Many luxury brands have been hesitant to include mobile in their marketing mix. Their business model is often centered upon the philosophy of selling few units to a highly targeted demographic in order to maintain an aspirational brand identity. However, iPhone and iPad users are increasingly viewed as the luxury brand’s “sweet spot”, so there are an increasing number of luxury bands entering the mobile space. One of the brands that made this transition is Breitling, the high-end watch originally designed for aviation use but is more commonly worn as a status symbol.

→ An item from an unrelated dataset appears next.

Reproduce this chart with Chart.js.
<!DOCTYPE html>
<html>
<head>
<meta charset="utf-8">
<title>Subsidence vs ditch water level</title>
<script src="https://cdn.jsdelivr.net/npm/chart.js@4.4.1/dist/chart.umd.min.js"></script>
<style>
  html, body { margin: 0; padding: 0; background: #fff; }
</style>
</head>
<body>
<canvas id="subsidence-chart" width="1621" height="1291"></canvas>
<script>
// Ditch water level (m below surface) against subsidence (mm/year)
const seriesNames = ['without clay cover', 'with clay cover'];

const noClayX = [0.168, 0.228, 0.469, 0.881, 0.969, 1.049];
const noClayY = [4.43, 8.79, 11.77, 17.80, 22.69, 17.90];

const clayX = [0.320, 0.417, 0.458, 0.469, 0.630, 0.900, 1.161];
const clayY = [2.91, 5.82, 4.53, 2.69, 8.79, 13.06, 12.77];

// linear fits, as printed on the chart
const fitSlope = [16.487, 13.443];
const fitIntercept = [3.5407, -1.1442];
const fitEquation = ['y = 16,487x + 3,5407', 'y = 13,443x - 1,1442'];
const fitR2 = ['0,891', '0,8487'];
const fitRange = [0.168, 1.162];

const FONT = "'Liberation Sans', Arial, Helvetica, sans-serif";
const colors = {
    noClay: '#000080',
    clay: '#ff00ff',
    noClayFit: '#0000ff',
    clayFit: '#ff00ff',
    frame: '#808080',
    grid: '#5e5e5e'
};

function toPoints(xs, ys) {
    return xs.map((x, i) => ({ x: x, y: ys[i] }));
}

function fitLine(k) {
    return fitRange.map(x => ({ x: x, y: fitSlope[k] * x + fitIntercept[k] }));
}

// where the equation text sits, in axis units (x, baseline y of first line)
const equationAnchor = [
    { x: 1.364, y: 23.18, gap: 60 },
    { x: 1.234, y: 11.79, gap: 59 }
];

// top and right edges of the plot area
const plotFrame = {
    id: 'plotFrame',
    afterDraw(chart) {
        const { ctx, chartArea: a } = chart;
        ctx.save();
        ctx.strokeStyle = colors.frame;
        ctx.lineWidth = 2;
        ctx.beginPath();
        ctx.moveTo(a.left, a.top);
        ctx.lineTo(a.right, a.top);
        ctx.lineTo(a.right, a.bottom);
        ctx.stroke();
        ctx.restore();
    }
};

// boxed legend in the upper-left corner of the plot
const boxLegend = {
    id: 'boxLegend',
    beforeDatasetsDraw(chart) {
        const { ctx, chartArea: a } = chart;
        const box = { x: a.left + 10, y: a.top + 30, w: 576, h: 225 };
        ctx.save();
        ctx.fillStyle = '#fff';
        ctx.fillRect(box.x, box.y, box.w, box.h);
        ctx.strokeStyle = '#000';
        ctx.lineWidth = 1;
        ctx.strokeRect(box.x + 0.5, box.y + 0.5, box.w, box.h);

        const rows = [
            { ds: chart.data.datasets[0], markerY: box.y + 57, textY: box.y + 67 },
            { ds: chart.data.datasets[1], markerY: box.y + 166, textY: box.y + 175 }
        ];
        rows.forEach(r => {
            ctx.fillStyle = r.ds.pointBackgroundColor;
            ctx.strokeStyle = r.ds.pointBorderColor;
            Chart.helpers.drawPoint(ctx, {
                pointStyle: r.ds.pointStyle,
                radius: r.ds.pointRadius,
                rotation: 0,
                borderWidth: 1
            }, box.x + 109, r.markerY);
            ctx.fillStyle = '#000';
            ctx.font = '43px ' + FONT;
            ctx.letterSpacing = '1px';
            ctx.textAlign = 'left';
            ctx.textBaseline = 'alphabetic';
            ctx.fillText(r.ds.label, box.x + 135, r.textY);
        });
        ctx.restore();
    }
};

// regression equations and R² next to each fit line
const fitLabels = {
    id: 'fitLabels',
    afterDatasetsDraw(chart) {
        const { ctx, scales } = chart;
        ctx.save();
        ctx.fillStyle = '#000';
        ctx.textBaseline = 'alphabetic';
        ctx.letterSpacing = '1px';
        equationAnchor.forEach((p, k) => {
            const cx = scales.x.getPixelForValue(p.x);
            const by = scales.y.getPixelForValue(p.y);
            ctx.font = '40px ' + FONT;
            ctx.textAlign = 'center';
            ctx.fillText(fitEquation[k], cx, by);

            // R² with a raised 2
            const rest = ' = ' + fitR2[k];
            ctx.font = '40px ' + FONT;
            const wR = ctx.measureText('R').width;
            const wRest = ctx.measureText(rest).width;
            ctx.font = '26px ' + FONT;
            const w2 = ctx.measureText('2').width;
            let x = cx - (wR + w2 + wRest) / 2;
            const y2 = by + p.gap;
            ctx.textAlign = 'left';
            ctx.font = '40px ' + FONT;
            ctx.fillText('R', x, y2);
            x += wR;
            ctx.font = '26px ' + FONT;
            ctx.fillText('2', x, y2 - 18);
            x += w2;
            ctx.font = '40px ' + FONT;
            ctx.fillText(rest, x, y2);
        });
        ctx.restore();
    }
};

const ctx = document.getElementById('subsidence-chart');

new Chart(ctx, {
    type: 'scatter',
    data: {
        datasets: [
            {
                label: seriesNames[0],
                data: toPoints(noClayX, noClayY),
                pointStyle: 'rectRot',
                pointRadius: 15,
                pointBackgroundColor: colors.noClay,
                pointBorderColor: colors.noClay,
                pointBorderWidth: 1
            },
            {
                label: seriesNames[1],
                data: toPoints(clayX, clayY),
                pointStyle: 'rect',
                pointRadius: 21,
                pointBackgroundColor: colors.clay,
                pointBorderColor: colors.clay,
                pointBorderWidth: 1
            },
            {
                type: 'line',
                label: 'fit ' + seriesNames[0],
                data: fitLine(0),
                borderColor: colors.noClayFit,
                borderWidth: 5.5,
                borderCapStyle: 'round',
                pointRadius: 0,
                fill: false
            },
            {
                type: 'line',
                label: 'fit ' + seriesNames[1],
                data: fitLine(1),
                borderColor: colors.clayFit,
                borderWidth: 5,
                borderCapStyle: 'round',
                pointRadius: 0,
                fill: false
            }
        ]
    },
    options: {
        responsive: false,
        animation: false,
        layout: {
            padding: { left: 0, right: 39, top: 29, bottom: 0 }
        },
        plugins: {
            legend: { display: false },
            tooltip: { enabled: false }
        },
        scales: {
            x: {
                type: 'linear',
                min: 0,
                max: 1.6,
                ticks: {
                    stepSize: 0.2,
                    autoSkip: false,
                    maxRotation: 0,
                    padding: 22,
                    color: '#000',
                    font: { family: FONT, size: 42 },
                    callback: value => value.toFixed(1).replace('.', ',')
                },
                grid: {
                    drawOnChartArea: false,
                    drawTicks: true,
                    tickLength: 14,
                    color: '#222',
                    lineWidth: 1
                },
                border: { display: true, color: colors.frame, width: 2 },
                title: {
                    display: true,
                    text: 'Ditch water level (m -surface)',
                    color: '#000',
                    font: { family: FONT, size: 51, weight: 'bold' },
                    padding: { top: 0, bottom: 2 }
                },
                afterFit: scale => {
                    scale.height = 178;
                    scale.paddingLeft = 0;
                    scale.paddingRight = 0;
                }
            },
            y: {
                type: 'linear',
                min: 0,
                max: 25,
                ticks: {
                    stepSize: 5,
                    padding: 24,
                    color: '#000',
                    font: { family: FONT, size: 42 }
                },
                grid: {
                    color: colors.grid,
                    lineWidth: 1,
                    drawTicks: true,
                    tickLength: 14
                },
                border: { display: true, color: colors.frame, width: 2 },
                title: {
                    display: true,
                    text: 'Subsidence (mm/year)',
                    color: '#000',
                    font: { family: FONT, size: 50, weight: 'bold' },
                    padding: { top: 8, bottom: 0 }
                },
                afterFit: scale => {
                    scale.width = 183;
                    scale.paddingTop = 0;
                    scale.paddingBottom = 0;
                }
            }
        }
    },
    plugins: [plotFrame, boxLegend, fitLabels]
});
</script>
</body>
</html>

One of the most important factors for Luxury Brands to consider to ensure mobile marketing success is  the importance of properly identifying the target demographic. I found Brietling’s iPhone app advertised in this week’s Time Magazine. Advertising in Time is a logical fit for Breitling. The demographics of Time Magazine readers and iPhone owners are well aligned. According to research published by State of the Media in 2009, Time’s median reader is 46.2 years old and makes $70,260 a year ( By comparison, 78% of iPhone users make above $50,000. In addition, of the roughly 6.4 million active iPhone users in the U.S., the majority (53 percent) are over 35 years old. There are even more users over the age of 55 (17 percent) than in the 18-24 year-old age bracket (13 percent). (  There are not Breitling approved, published figures of their brand’s target demographic. However, it is safe to assume that they target mid to high-income, GenX males, which would align perfectly with Time readers.

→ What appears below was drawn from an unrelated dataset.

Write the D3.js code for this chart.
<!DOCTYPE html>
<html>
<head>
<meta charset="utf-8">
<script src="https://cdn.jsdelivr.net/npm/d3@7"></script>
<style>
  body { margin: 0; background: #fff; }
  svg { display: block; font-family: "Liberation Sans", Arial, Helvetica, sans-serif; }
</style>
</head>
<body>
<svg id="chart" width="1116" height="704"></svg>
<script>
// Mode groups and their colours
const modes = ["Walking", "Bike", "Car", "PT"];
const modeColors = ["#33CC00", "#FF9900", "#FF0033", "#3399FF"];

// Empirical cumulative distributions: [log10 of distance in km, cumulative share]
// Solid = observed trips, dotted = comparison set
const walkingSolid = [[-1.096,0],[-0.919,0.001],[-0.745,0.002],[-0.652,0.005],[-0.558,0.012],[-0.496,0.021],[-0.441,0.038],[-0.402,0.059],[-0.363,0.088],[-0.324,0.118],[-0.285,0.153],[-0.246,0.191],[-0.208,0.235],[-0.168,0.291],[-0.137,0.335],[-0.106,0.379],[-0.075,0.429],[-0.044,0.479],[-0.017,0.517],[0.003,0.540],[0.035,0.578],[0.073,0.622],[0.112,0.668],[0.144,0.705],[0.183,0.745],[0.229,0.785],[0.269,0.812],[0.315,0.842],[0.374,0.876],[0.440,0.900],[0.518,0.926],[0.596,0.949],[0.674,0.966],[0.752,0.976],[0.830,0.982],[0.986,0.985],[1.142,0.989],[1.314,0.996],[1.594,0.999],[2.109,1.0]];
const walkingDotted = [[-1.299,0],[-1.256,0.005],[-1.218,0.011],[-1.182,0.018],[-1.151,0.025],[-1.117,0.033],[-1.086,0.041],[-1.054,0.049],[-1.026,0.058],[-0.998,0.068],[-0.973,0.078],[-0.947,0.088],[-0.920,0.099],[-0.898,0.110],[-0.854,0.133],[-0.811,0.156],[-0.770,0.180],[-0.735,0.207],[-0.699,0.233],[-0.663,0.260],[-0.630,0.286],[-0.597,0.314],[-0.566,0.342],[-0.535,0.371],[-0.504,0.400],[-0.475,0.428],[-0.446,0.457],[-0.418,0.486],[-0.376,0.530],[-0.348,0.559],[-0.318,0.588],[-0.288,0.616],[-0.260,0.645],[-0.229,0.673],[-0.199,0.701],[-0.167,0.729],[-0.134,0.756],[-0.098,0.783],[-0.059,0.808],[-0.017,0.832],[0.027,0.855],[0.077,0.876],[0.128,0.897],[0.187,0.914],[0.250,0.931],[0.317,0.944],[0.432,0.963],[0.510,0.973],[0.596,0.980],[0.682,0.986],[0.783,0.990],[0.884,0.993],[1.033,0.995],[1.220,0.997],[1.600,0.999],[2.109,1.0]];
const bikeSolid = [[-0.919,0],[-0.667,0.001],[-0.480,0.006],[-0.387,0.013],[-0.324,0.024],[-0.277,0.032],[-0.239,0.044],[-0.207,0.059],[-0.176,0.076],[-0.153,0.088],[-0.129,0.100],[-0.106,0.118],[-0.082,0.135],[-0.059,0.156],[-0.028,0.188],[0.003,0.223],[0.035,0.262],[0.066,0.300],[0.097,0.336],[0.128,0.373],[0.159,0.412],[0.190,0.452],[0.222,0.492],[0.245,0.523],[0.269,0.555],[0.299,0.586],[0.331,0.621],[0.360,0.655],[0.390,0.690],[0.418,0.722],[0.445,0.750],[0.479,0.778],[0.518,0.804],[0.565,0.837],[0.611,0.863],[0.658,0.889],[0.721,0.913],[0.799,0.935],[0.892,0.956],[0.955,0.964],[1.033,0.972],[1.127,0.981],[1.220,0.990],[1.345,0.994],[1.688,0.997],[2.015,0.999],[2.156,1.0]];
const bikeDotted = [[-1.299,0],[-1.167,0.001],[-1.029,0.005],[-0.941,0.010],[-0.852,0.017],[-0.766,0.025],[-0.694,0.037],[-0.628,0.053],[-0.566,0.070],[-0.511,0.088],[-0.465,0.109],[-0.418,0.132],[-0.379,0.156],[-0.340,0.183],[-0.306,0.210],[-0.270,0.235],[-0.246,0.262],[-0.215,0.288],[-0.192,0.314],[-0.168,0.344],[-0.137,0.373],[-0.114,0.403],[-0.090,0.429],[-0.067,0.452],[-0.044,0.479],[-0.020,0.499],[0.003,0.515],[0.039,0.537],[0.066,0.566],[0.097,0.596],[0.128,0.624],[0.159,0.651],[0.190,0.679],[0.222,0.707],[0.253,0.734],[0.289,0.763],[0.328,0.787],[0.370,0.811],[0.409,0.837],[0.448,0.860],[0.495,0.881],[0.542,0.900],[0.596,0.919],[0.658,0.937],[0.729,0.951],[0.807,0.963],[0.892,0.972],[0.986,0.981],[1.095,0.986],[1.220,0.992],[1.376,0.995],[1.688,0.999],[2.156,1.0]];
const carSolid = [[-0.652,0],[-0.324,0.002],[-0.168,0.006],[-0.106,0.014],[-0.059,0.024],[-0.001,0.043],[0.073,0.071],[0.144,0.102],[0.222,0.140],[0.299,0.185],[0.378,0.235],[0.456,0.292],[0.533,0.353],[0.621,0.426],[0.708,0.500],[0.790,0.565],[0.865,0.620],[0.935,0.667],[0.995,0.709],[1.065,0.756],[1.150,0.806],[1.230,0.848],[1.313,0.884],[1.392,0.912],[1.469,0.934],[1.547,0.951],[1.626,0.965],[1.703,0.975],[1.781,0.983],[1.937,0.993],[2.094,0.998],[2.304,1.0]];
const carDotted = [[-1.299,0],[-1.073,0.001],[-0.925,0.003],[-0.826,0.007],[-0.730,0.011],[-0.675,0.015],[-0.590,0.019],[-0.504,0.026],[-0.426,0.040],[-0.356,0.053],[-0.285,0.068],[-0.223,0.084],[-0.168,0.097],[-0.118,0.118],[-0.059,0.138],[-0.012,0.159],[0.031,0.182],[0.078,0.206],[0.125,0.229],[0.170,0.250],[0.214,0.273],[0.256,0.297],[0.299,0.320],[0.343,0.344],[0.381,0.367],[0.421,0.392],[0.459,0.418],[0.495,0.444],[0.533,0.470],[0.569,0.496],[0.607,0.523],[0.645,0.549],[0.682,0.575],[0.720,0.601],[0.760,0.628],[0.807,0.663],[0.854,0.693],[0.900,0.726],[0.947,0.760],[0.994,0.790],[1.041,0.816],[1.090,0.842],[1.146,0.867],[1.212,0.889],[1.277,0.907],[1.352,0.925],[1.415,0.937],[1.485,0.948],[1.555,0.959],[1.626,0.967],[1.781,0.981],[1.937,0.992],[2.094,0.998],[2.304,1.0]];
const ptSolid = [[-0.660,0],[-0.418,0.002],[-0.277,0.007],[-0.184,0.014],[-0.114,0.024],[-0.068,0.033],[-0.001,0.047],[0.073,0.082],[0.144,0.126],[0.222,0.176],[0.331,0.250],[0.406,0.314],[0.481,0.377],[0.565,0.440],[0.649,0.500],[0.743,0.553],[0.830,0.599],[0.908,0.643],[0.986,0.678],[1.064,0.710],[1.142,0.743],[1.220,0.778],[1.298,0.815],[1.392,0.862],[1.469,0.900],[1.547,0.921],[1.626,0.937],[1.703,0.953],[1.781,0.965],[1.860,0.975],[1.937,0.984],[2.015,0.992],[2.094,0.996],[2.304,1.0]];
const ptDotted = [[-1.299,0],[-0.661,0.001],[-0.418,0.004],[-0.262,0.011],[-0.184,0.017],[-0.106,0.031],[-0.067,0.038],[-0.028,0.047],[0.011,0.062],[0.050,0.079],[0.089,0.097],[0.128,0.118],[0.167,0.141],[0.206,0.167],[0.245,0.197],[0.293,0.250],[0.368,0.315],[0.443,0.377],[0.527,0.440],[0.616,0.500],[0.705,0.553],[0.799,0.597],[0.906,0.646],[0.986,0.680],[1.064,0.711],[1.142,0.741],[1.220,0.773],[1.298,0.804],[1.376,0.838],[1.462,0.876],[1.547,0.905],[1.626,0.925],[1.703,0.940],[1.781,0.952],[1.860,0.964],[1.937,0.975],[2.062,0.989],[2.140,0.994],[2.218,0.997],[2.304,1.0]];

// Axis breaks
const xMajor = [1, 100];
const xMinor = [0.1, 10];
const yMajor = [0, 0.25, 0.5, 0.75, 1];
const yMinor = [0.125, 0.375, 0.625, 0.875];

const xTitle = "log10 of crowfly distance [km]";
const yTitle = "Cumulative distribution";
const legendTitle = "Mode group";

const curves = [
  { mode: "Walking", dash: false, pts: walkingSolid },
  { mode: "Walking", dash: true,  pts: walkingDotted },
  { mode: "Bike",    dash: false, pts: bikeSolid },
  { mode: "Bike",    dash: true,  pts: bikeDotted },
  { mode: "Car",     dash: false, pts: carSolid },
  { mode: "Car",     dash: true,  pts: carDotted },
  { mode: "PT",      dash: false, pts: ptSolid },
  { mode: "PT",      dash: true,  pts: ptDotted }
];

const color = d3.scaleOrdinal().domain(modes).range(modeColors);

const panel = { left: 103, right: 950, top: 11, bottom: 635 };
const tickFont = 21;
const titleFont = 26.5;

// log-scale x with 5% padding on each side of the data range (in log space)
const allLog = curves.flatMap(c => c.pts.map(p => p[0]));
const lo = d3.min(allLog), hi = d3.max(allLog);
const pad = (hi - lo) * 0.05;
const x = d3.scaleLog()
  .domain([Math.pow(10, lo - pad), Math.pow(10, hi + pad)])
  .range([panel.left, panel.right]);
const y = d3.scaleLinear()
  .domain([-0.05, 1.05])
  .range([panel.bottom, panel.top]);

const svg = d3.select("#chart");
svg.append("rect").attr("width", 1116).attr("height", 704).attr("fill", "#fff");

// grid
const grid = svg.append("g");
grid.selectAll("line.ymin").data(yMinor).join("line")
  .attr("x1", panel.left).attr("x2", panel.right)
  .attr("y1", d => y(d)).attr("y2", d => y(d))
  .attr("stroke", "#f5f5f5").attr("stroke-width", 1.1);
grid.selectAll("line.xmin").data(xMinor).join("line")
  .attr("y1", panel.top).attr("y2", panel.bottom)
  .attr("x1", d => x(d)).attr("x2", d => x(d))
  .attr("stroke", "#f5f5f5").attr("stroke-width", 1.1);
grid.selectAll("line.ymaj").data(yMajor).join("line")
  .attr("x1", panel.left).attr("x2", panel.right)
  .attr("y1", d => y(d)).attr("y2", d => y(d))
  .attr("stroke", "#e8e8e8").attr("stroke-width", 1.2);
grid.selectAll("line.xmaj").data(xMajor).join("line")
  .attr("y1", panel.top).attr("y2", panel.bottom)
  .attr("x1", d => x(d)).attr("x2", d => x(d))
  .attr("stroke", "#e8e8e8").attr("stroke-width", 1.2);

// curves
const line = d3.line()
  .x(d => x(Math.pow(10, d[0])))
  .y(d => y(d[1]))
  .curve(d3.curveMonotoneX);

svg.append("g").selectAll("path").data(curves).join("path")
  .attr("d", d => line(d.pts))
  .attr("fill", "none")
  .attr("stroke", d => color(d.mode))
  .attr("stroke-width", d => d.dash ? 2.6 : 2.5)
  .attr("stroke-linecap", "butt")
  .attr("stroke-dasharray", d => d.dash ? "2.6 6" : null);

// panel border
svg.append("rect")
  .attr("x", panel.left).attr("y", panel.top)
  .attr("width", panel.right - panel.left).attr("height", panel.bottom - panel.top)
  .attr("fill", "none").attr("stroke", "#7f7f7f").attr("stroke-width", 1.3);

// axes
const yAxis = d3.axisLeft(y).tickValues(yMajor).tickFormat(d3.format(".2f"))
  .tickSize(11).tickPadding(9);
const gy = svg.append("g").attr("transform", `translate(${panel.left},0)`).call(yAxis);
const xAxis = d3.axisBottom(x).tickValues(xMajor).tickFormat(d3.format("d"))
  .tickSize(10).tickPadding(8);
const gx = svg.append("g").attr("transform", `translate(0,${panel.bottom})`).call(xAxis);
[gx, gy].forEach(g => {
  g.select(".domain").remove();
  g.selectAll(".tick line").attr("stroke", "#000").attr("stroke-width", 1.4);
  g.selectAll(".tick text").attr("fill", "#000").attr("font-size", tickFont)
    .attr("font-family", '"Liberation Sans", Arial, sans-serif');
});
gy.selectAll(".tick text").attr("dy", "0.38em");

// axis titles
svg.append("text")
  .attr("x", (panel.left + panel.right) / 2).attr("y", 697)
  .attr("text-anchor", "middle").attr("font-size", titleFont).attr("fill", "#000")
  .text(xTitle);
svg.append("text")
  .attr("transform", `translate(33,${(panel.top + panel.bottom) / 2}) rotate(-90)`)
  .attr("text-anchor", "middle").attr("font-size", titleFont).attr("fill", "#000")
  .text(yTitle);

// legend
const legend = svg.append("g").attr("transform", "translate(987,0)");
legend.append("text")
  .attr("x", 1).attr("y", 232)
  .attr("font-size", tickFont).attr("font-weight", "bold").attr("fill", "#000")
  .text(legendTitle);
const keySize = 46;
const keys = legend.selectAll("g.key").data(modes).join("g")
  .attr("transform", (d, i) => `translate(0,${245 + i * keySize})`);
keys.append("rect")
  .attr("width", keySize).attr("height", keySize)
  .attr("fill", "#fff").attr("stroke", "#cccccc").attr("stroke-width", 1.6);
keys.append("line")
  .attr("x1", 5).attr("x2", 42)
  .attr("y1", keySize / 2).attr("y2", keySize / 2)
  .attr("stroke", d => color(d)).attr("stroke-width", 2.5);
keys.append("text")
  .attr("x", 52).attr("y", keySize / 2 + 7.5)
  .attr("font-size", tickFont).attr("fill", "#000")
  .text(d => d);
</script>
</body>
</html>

In the app store, Breitling claims, “The app offers a precise description, technical data, a portfolio, a video and 360° views give an extremely clear idea of the exceptional nature of the new Chronomat B01” ( The app met that description perfectly. It was easy to find, and offered up a simple content hierarchy, with three main categories: product description, view in 360 and a customization tool. The product description covers 9 features including movement, performance and technical data. The 360 view allows the viewer to see every angle of the watch up close. The customization tool allows you to select your ideal case, dial and bracelet. After customizing the watch you can email a picture of the final product to yourself (or someone else if you are hinting at a gift).

The one area of the app that could have been optimized was the location-based search. Upon downloading the app, it asks if it can access your current location. However, if you want to find a retailer it doesn’t utilize that information. Instead the user has to manually input their country, state and city to select a jeweler. This is a pretty easy fix, so I would suggest incorporating it to ensure a polished experience, which is important for a luxury brand.